June 15 (Bloomberg) -- KenolKobil Ltd., a Kenyan fuel retailer with operations in nine African countries, extended gains into a second day after saying it expects first-half net income will climb more than 50 percent.
The shares rose as much as 4.9 percent to 10.80 shillings before trading 1.5 percent higher at 10.45 shillings by 11:35 a.m. in Nairobi.
“The company gave a profit forecast, that is why it is going up,” Renaldo D’Souza, an analyst at Nairobi-based Genghis Capital Ltd., said in a phone interview today. “Consumption should go up due to increased economic activity”.
Kenya’s Finance Minister Uhuru Kenyatta last week forecast economic growth of 5.3 percent this year and 6.1 percent in 2012 in a speech to parliament.
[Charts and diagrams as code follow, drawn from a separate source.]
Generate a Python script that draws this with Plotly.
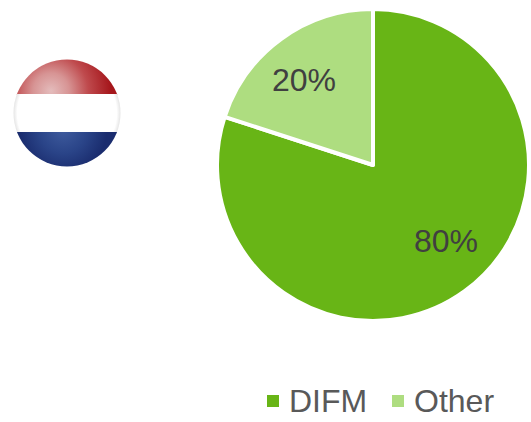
import base64
import plotly.graph_objects as go

labels = ["DIFM", "Other"]
values = [80, 20]
text_labels = ["80%", "20%"]
colors = ["#68B516", "#AEDD80"]
W, H = 531, 422

flag_svg = """<svg xmlns="http://www.w3.org/2000/svg" width="108" height="108" viewBox="0 0 108 108">
<defs>
<clipPath id="c"><circle cx="54" cy="54" r="53.5"/></clipPath>
<radialGradient id="r" gradientUnits="userSpaceOnUse" cx="38" cy="32" r="60">
<stop offset="0" stop-color="#E4BCBC"/><stop offset="0.3" stop-color="#D79494"/>
<stop offset="0.62" stop-color="#BF4A4D"/><stop offset="1" stop-color="#A5161B"/></radialGradient>
<radialGradient id="b" gradientUnits="userSpaceOnUse" cx="50" cy="70" r="44">
<stop offset="0" stop-color="#3F5C9E"/><stop offset="0.55" stop-color="#2A4488"/>
<stop offset="1" stop-color="#1A2C6E"/></radialGradient>
<radialGradient id="w" gradientUnits="userSpaceOnUse" cx="54" cy="54" r="54">
<stop offset="0.92" stop-color="#FFFFFF"/><stop offset="1" stop-color="#E2E2E2"/></radialGradient>
</defs>
<g clip-path="url(#c)">
<rect x="0" y="0" width="108" height="36" fill="url(#r)"/>
<rect x="0" y="35" width="108" height="39" fill="url(#w)"/>
<rect x="0" y="73" width="108" height="35" fill="url(#b)"/>
</g></svg>"""
flag_uri = "data:image/svg+xml;base64," + base64.b64encode(flag_svg.encode()).decode()

fig = go.Figure(go.Pie(
    labels=labels, values=values, textinfo="none",
    sort=False, direction="clockwise", rotation=0,
    marker=dict(colors=colors, line=dict(color="white", width=4)),
    domain=dict(x=[217/W, 529/W], y=[1-322/H, 1-8/H]),
    showlegend=False,
))
for t, x, y in [(text_labels[0], 446, 241), (text_labels[1], 304, 80)]:
    fig.add_annotation(text=t, xref="paper", yref="paper", x=x/W, y=1-y/H, xanchor="center", yanchor="middle",
                       showarrow=False, font=dict(family="Liberation Sans", size=32, color="#404040"))
fig.add_layout_image(source=flag_uri, xref="paper", yref="paper", x=13/W, y=1-59/H,
                     sizex=108/W, sizey=108/H, xanchor="left", yanchor="top", sizing="stretch", layer="above")
for x, c, t in [(267, colors[0], labels[0]), (392, colors[1], labels[1])]:
    fig.add_shape(type="rect", xref="paper", yref="paper", x0=x/W, x1=(x+12)/W, y0=1-407/H, y1=1-395/H,
                  fillcolor=c, line=dict(width=0))
    fig.add_annotation(text=t, xref="paper", yref="paper", x=(x+20)/W, y=1-401/H, xanchor="left", yanchor="middle",
                       showarrow=False, font=dict(family="Liberation Sans", size=32, color="#595959"))
fig.update_layout(width=W, height=H, margin=dict(l=0, r=0, t=0, b=0), paper_bgcolor="white")
fig.write_html("out.html", config=dict(displayModeBar=False),
               post_script="document.body.style.margin='0';document.body.style.overflow='hidden';")
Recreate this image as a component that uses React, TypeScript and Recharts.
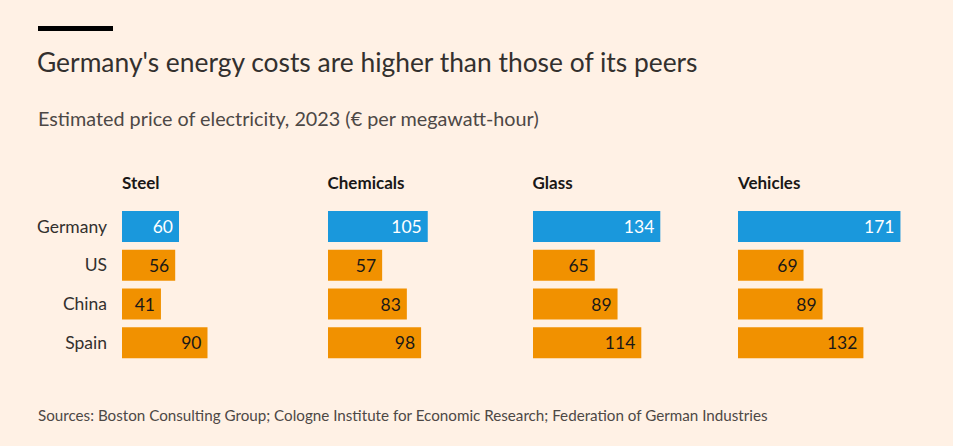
import { BarChart, Bar, XAxis, YAxis, Cell, LabelList } from "recharts";

const countries = ["Germany", "US", "China", "Spain"];
const sectors = ["Steel", "Chemicals", "Glass", "Vehicles"];
const steel = [60, 56, 41, 90];
const chemicals = [105, 57, 83, 98];
const glass = [134, 65, 89, 114];
const vehicles = [171, 69, 89, 132];
const sectorValues = [steel, chemicals, glass, vehicles];

const BG = "#fff1e5";
const BLUE = "#1a98dc";
const ORANGE = "#f19100";
const FONT = "Lato, 'Noto Sans', sans-serif";

const panelLeft = [122, 327.5, 532.5, 738];
const plotWidth = 190;
const plotTop = 206.5;
const plotHeight = 155;

const renderValue = (props: any) => {
	const { x, y, width, height, value, index } = props;
	return (
		<text
			x={x + width - 6}
			y={y + height / 2}
			textAnchor="end"
			dominantBaseline="central"
			fontSize={17.5}
			fontFamily={FONT}
			fill={index === 0 ? "#ffffff" : "#1a1817"}
		>
			{value}
		</text>
	);
};

const Panel = ({ idx }: { idx: number }) => {
	const data = countries.map((c, i) => ({ country: c, value: sectorValues[idx][i] }));
	const withAxis = idx === 0;
	const axisW = withAxis ? panelLeft[0] : 0;
	return (
		<div
			style={{
				position: "absolute",
				left: withAxis ? 0 : panelLeft[idx],
				top: plotTop,
			}}
		>
			<BarChart
				layout="vertical"
				width={plotWidth + axisW}
				height={plotHeight}
				data={data}
				margin={{ top: 0, right: 0, bottom: 0, left: 0 }}
			>
				<XAxis type="number" domain={[0, 200]} hide />
				<YAxis
					type="category"
					dataKey="country"
					hide={!withAxis}
					width={axisW}
					axisLine={false}
					tickLine={false}
					tickSize={0}
					tickMargin={15}
					tick={{ fill: "#33302e", fontSize: 17.5, fontFamily: FONT }}
				/>
				<Bar dataKey="value" barSize={31} isAnimationActive={false}>
					{data.map((d, i) => (
						<Cell key={d.country} fill={i === 0 ? BLUE : ORANGE} />
					))}
					<LabelList dataKey="value" content={renderValue} />
				</Bar>
			</BarChart>
		</div>
	);
};

export default function App() {
	return (
		<div
			style={{
				position: "fixed",
				left: 0,
				top: 0,
				width: 953,
				height: 446,
				background: BG,
				fontFamily: FONT,
				overflow: "hidden",
			}}
		>
			<div style={{ position: "absolute", left: 38, top: 26, width: 75, height: 5, background: "#000" }} />
			<div style={{ position: "absolute", left: 37, top: 45, fontSize: 26.4, color: "#33302e", lineHeight: "34px" }}>
				Germany's energy costs are higher than those of its peers
			</div>
			<div style={{ position: "absolute", left: 38, top: 105, fontSize: 19.8, color: "#4d4845", lineHeight: "26px" }}>
				Estimated price of electricity, 2023 (€ per megawatt-hour)
			</div>
			{sectors.map((s, i) => (
				<div
					key={s}
					style={{
						position: "absolute",
						left: panelLeft[i],
						top: 171,
						fontSize: 17,
						fontWeight: 700,
						color: "#1a1817",
						lineHeight: "24px",
					}}
				>
					{s}
				</div>
			))}
			{sectors.map((s, i) => (
				<Panel key={s} idx={i} />
			))}
			<div style={{ position: "absolute", left: 38, top: 404, fontSize: 15.2, color: "#4d4845", lineHeight: "22px" }}>
				Sources: Boston Consulting Group; Cologne Institute for Economic Research; Federation of German Industries
			</div>
		</div>
	);
}
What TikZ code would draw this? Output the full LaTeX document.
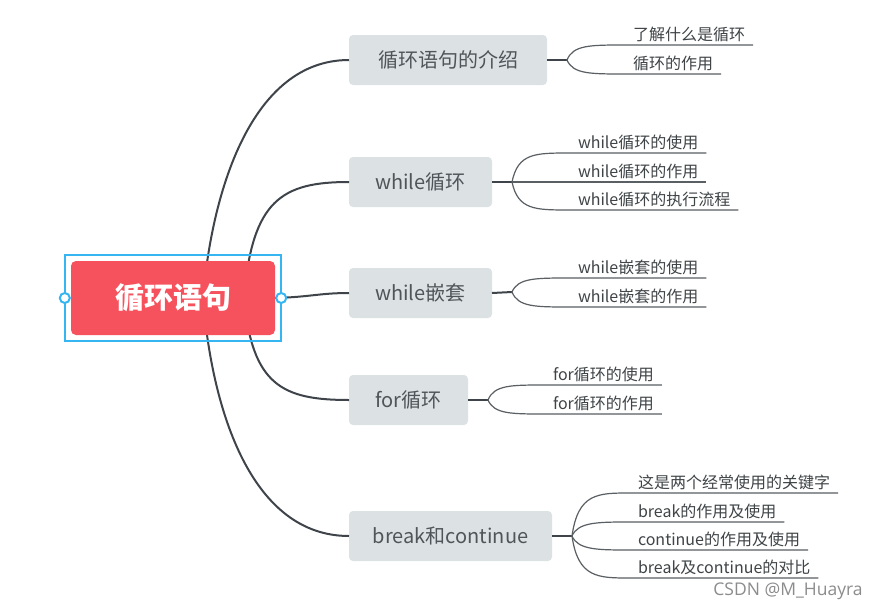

The east African nation cut the cost of so-called super petrol, the most commonly used gasoline, by 0.4 percent in the capital, Nairobi. The decision reduces the price of a liter (0.3 gallon) of super petrol to 114.93 shillings ($1.29) from today until July 14, the Nairobi-based Energy Regulatory Commission said in its monthly review of fuel costs, emailed yesterday.
Nairobi accounts for as much as 55 percent of fuel consumption in east Africa’s biggest economy. The price of kerosene, which is used for cooking and lighting, will drop by 6.9 shillings per liter in Nairobi after the government removed excise duty on the fuel, while diesel will decrease by 1.72 shillings per liter, the commission said.